In the way he thinks, talks, and runs his business now, Boddy has more in common with a tech founder than a baseball lifer. He can be brash. Over the years, he’s pissed off a lot of people in the baseball industry—which is notoriously insular and resistant to change. He’s also worked with a lot of people in the baseball industry, including a stint in the Reds front office and a current position with the Red Sox as a special advisor.

The Driveline facility looks kind of like the inside of Boddy’s brain if it were a physical space. You walk through the lobby into a cavernous, unfinished room filled with bullpens and batting cages, squat racks and high-tech cameras, wires running everywhere, servers buzzing, screens flashing, and the sound of baseballs popping into catchers’ mitts. At first, it looks like chaos. Everything happening all at once. There’s a fenced off fulfillment area for equipment and merchandise orders, and another room that could be the office of any bootstrap startup.

But the secret sauce of Driveline, I learned, isn’t just having high-tech equipment or smart people who know how to use it. Motion capture technology allows coaches to analyze swing and pitching mechanics; sensors allow them to track the path of a bat or the specific spin rate of a curveball. The real magic is taking all that data and turning it into helpful advice that resonates with a player. Then using subsequent data to prove to them that the recommended changes are actually effective.

Motion sensors take a lot of the guess work out of biomechanical analysis.

To demonstrate, Boddy took me into a batting cage at Driveline. He placed a little plastic cap on the bottom of a bat (this is called a Blast Motion Bat Sensor, and you can buy it from their online store), set up an iPad beside where I was standing in the cage, and we got to work hitting both real baseballs and proprietary foam ones called Smash Factor balls (also for sale from their online store). It should be noted that I’m 37 years old, two decades removed from being a so-so high school baseball player. When the weather is good, I play slow pitch softball on Thursday nights. This did not exactly make me a perfect Driveline student.

But it was fun. With each swing, I could see how far my hits traveled in a simulated version of T-Mobile Park. I could monitor the speed of my hands and bat, the exit velocity of the ball after contact, the launch angle of the ball off the bat. That itself was really cool. It felt like I was in an arcade for grown-ups. But what made the coaching work was not just the data by itself. It was the way Boddy suggested mechanical adjustments based on the outputs I was generating, and how I was able to see my numbers change after implementing those changes.

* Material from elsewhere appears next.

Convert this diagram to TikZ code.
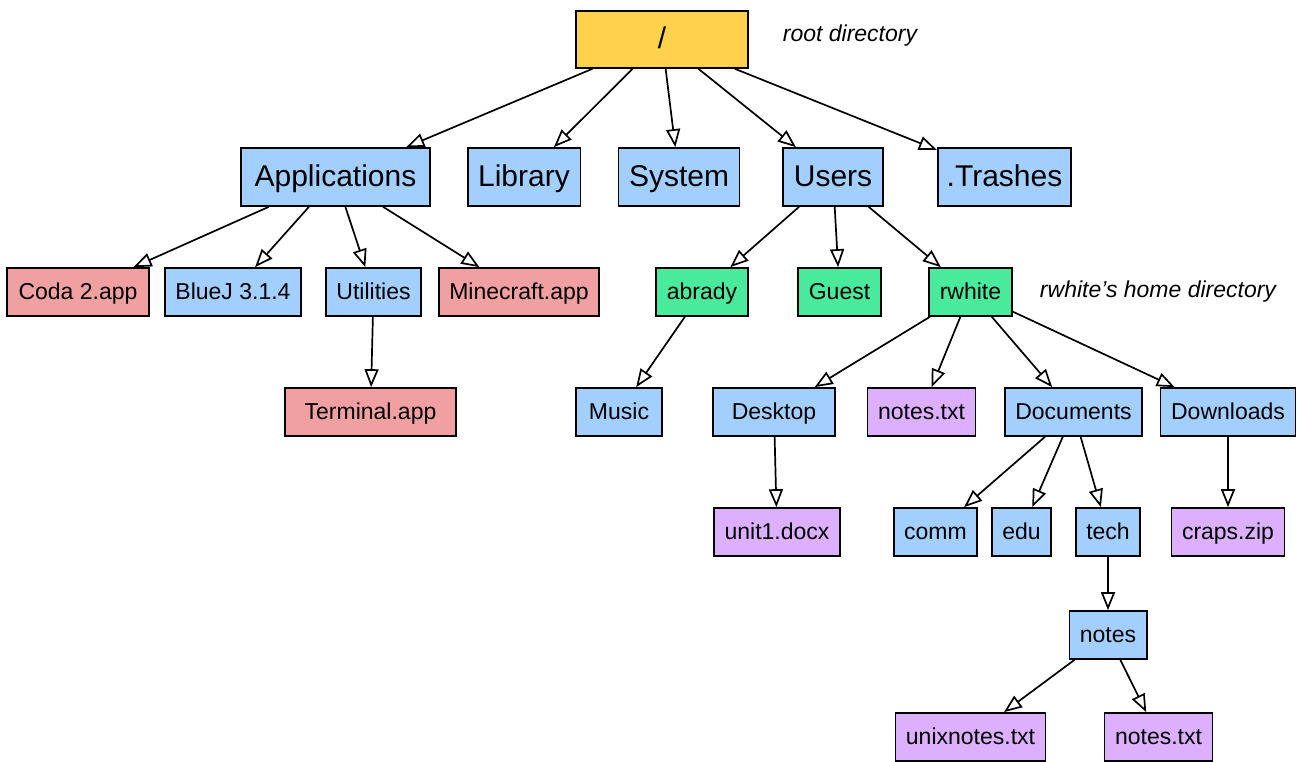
\documentclass[tikz,border=0pt]{standalone}
\usepackage{fontspec}
\setmainfont{Liberation Sans}
\usetikzlibrary{arrows.meta}
\definecolor{rootyellow}{RGB}{255,209,77}
\definecolor{dirblue}{RGB}{163,207,255}
\definecolor{appred}{RGB}{240,160,160}
\definecolor{usergreen}{RGB}{74,234,156}
\definecolor{filepurple}{RGB}{221,176,255}
\begin{document}
\begin{tikzpicture}[x=1pt,y=-1pt,
    box/.style={draw, line width=1.7pt, inner xsep=10.5pt, inner ysep=0pt,
      text height=16.5pt, text depth=2pt,
      font=\fontsize{23}{27}\selectfont, minimum height=48pt},
    bigbox/.style={box, font=\fontsize{30}{36}\selectfont, minimum height=58pt,
      text height=22pt, text depth=3pt},
    dir/.style={box, fill=dirblue},
    app/.style={box, fill=appred},
    user/.style={box, fill=usergreen},
    file/.style={box, fill=filepurple},
    note/.style={font=\fontsize{23}{27}\selectfont\itshape},
    edge/.style={line width=1.7pt, -{Triangle[open, length=18pt, width=14pt, line width=1.7pt]}}]
  \useasboundingbox (0,0) rectangle (1297,762);
  % top levels
  \node[bigbox, fill=rootyellow, minimum width=172pt, minimum height=57pt] (root) at (662,39.5) {/};
  \node[note] (rootlbl) at (850,36) {root directory};
  \node[bigbox, fill=dirblue, minimum width=189pt] (apps) at (335.5,177) {Applications};
  \node[bigbox, fill=dirblue] (lib) at (524,177) {Library};
  \node[bigbox, fill=dirblue] (sys) at (679,177) {System};
  \node[bigbox, fill=dirblue] (users) at (833,177) {Users};
  \node[bigbox, fill=dirblue, inner xsep=9pt] (trash) at (1004.5,177) {.Trashes};
  % second level
  \node[app, minimum width=142pt] (coda) at (78,292) {Coda 2.app};
  \node[dir] (bluej) at (233,292) {BlueJ 3.1.4};
  \node[dir] (util) at (373.5,292) {Utilities};
  \node[app] (mine) at (519,292) {Minecraft.app};
  \node[user] (abrady) at (702,292) {abrady};
  \node[user] (guest) at (839.5,292) {Guest};
  \node[user] (rwhite) at (970.5,292) {rwhite};
  \node[note] (rwlbl) at (1158,292) {rwhite’s home directory};
  % third level
  \node[app, minimum width=171pt] (term) at (370.5,412) {Terminal.app};
  \node[dir, minimum width=86pt] (music) at (619,412) {Music};
  \node[dir, minimum width=122pt] (desk) at (774,412) {Desktop};
  \node[file] (notesA) at (921.5,412) {notes.txt};
  \node[dir] (docs) at (1073.5,412) {Documents};
  \node[dir] (downl) at (1228,412) {Downloads};
  % fourth level
  \node[file] (unit) at (777,532) {unit1.docx};
  \node[dir] (comm) at (935.5,532) {comm};
  \node[dir] (edu) at (1021.5,532) {edu};
  \node[dir] (tech) at (1108,532) {tech};
  \node[file] (craps) at (1228,532) {craps.zip};
  \node[dir] (tnotes) at (1108,635) {notes};
  \node[file] (unix) at (970.5,737) {unixnotes.txt};
  \node[file] (notesB) at (1158.5,737) {notes.txt};
  % edges
  \foreach \a/\b in {root/apps, root/lib, root/sys, root/users, root/trash,
      apps/coda, apps/bluej, apps/util, apps/mine, util/term,
      users/abrady, users/guest, users/rwhite, abrady/music,
      rwhite/desk, rwhite/notesA, rwhite/docs, rwhite/downl,
      desk/unit, docs/comm, docs/edu, docs/tech, downl/craps,
      tech/tnotes, tnotes/unix, tnotes/notesB}
    \draw[edge] (\a) -- (\b);
\end{tikzpicture}
\end{document}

“The real essence of coaching is the human talking to the other human, getting them to believe in the programming,” he says. At the end of the session, Driveline sent a PDF my way showing my numbers and offering a fairly brutal assessment of my abilities. (Turns out I hit like a high school player.)

“Athlete does not possess sufficient bat speed (58.7 mph) in comparison to other in gym pro hitters.”

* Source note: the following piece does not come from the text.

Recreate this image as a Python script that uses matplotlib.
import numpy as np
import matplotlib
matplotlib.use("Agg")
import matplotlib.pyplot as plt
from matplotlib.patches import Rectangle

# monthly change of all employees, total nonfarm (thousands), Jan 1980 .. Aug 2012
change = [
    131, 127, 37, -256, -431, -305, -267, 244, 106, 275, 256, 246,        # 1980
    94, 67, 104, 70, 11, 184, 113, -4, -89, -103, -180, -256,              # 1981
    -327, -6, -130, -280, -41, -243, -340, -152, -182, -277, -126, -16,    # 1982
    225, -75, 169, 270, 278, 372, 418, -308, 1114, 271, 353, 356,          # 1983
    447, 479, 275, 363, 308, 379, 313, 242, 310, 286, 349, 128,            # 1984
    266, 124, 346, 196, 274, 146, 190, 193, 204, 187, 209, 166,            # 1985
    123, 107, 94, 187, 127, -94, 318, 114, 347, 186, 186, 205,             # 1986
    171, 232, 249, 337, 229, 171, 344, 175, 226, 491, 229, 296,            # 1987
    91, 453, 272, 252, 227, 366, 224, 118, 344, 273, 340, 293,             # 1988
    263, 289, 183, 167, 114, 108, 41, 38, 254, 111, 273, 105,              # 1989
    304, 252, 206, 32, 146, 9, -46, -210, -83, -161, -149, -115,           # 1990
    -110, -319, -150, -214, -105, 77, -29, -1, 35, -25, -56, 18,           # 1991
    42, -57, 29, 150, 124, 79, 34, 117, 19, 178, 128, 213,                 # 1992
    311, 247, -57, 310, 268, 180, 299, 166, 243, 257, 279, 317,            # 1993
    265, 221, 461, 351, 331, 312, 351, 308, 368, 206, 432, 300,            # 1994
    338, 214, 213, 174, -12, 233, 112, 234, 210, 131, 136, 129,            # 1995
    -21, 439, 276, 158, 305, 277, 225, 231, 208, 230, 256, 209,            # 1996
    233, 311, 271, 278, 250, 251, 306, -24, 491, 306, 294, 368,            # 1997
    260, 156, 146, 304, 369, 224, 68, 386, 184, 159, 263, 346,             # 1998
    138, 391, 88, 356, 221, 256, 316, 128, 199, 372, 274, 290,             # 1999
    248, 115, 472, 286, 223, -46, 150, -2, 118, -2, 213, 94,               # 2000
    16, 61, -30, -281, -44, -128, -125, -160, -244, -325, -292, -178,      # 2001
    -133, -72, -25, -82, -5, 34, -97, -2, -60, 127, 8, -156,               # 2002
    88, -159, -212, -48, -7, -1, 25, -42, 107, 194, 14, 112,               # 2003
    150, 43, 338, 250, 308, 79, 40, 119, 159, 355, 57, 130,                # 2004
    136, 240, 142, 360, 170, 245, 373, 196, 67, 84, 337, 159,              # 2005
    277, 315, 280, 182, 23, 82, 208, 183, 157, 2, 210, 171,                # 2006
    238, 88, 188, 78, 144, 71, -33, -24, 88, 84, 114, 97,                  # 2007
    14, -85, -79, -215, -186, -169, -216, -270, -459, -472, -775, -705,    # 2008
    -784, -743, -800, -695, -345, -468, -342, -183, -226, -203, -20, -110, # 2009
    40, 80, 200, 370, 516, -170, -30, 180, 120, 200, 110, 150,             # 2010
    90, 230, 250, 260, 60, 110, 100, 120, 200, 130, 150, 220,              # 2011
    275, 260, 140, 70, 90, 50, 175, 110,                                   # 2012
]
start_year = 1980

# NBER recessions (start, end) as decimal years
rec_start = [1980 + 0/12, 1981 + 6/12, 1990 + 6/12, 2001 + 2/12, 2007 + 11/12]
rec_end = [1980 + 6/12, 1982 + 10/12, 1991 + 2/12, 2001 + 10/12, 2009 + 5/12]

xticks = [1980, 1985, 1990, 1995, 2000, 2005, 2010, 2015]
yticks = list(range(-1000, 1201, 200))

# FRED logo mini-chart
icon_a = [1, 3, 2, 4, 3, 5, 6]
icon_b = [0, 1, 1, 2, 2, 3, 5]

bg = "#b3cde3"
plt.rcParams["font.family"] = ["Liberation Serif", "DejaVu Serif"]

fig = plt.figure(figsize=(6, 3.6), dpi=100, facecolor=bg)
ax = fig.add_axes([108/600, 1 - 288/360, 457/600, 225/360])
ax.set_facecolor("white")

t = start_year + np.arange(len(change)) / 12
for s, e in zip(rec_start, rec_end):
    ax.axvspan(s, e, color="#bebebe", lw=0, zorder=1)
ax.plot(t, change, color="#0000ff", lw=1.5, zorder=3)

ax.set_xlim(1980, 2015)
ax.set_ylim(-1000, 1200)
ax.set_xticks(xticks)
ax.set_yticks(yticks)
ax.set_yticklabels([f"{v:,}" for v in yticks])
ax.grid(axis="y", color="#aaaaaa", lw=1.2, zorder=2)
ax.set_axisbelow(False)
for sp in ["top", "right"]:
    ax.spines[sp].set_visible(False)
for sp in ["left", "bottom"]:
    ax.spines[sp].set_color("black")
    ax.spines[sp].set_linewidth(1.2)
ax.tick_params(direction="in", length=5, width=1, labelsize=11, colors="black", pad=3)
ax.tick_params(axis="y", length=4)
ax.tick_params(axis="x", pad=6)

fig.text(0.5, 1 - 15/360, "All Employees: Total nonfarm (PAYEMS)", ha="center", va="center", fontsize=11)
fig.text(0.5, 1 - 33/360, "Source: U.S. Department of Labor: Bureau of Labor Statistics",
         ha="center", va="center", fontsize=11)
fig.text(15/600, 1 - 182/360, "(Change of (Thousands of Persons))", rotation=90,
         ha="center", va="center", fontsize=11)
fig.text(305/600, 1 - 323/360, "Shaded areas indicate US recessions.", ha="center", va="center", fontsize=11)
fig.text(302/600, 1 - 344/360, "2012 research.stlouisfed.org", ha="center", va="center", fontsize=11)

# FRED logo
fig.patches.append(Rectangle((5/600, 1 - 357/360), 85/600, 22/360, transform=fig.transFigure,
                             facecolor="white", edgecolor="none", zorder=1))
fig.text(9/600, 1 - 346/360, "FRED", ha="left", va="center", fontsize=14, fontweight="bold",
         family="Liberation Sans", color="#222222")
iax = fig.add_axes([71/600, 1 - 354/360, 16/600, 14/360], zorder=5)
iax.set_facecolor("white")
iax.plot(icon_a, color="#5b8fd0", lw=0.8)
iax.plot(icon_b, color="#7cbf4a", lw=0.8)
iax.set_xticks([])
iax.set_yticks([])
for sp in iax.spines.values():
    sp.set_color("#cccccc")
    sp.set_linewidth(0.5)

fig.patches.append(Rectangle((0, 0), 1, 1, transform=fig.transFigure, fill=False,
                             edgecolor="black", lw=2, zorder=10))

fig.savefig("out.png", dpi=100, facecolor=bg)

“Athlete does a poor job transferring hand speed into bat speed and efficiency (3.1) is low in comparison to other in gym pro hitters.”

“Athlete lacks sufficient average exit velocity (76.0 mph).”

And yet in my softball game the next week, I tried to think about what Boddy had told me: in my case, keeping my arms more connected to my body, and adjusting to pitch location with my torso instead of my hands. And for the first—and only— time in my life, I hit two home runs in a game. Make of that what you will. Mariners fans will be more interested in the fact that first baseman Ty France trained there in the offseason.

On the surface, France’s numbers in 2024 don’t look great so far. But whereas in 2023, he too would have been told he “lacks sufficient average exit velocity,” this year he’s been one of the best at it in baseball. If you trust the data you might believe that soon, the results will follow.